Proponents of the current growler restrictions, including the Teamsters Union, have expressed concerns in the past that removing the cap would hurt the state's three-tiered distribution system, while others say it could harm retailers.
"We're big supporters of the three-tier system ... we don't want to hurt the three-tier system," Larson of Castle Danger said during the news conference, noting 98% of breweries' beer is shipped through distribution partners to their retail partners.
This proposal would remove the cap altogether, but supporters of the bill note there is already a law that limits total growler sales to 750 barrels a year, protecting liquor stores from being impacted if some consumers choose to buy beer straight from the brewery instead of at the liquor store.

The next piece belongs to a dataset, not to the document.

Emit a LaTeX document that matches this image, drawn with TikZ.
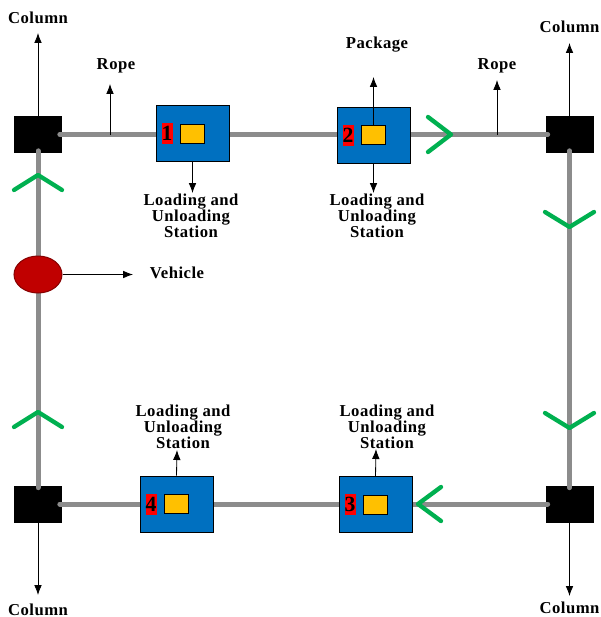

It's unclear if this will be the year that the Minnesota Legislature finally loosens the growler cap. The state of Minnesota does have a long history of moving slowly when updating the state's antiquated liquor laws (remember the years-long battle to allow liquor stores to sell alcohol on Sundays?).
This proposal does have bipartisan support, which is a start. But so did a bill during the December special session, and that bill would have only temporarily removed the growler cap. The proposal wasn't included in a final bill after it failed to pass in the GOP-controlled Senate.
Rep. Nash, Sen. Housely, Sen. Pappas, Sen. Scott Dibble, DFL-Minneapolis, and Sen. Kari Dziedzic, DFL-Minneapolis, all released statements this week in support of ending the growler cap, while Sen. John Jasinski, R-Faribault, and Sen. Michelle Benson, R-Ham Lake, spoke at Thursday's news conference in support of the measure.
The House version of the bill was introduced on Thursday and referred to the House Commerce Finance and Policy Committee.
The bill's companion in the Senate was introduced Thursday as well and was referred to the Senate Commerce and Consumer Protection Finance and Policy Committee.
No hearings in either chamber had been scheduled as of Friday morning.